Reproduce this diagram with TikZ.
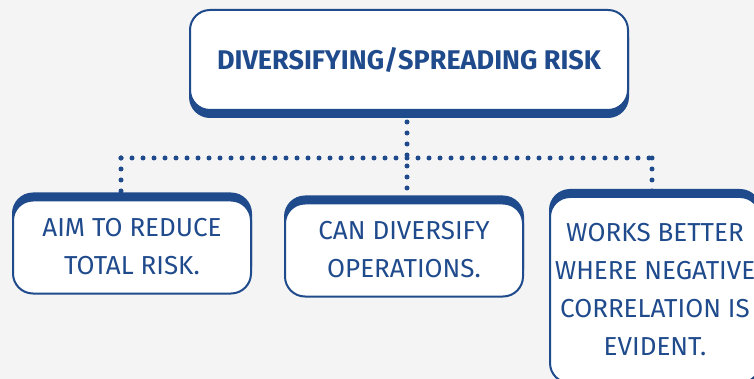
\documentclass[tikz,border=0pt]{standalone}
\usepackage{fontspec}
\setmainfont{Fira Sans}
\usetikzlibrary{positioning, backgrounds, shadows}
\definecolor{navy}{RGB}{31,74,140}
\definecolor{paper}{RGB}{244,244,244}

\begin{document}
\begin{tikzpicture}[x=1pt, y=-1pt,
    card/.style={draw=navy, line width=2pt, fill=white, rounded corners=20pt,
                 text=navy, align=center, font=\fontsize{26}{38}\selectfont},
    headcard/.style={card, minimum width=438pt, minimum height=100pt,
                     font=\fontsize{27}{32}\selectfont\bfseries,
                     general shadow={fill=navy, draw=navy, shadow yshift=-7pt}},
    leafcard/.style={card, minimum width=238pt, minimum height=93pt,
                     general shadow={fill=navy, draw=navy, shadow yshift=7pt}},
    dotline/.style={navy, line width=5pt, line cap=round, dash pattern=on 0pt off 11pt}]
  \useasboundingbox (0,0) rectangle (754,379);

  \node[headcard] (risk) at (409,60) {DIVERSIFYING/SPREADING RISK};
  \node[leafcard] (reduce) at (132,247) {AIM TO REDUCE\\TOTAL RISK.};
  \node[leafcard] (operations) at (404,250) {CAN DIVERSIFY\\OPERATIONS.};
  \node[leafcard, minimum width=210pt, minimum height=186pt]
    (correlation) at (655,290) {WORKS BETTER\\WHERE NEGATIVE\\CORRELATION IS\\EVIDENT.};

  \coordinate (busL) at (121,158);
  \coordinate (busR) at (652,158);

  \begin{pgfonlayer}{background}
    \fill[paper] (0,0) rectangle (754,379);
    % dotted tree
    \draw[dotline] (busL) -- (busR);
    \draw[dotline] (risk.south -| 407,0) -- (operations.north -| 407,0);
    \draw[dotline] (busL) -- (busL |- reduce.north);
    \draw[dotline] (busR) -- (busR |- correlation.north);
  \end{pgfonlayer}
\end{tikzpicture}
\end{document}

------------------------------------------------------------

* _EXERCISE AIM_:
Transcribe all the data word for word; the images stay out.

* _RESPONSE TO THIS TASK_:
Reproduce this diagram with TikZ.
\documentclass[tikz,border=0pt]{standalone}
\usepackage{fontspec}
\setmainfont{Fira Sans}
\usetikzlibrary{positioning, backgrounds, shadows}
\definecolor{navy}{RGB}{31,74,140}
\definecolor{paper}{RGB}{244,244,244}

\begin{document}
\begin{tikzpicture}[x=1pt, y=-1pt,
    card/.style={draw=navy, line width=2pt, fill=white, rounded corners=20pt,
                 text=navy, align=center, font=\fontsize{26}{38}\selectfont},
    headcard/.style={card, minimum width=438pt, minimum height=100pt,
                     font=\fontsize{27}{32}\selectfont\bfseries,
                     general shadow={fill=navy, draw=navy, shadow yshift=-7pt}},
    leafcard/.style={card, minimum width=238pt, minimum height=93pt,
                     general shadow={fill=navy, draw=navy, shadow yshift=7pt}},
    dotline/.style={navy, line width=5pt, line cap=round, dash pattern=on 0pt off 11pt}]
  \useasboundingbox (0,0) rectangle (754,379);

  \node[headcard] (risk) at (409,60) {DIVERSIFYING/SPREADING RISK};
  \node[leafcard] (reduce) at (132,247) {AIM TO REDUCE\\TOTAL RISK.};
  \node[leafcard] (operations) at (404,250) {CAN DIVERSIFY\\OPERATIONS.};
  \node[leafcard, minimum width=210pt, minimum height=186pt]
    (correlation) at (655,290) {WORKS BETTER\\WHERE NEGATIVE\\CORRELATION IS\\EVIDENT.};

  \coordinate (busL) at (121,158);
  \coordinate (busR) at (652,158);

  \begin{pgfonlayer}{background}
    \fill[paper] (0,0) rectangle (754,379);
    % dotted tree
    \draw[dotline] (busL) -- (busR);
    \draw[dotline] (risk.south -| 407,0) -- (operations.north -| 407,0);
    \draw[dotline] (busL) -- (busL |- reduce.north);
    \draw[dotline] (busR) -- (busR |- correlation.north);
  \end{pgfonlayer}
\end{tikzpicture}
\end{document}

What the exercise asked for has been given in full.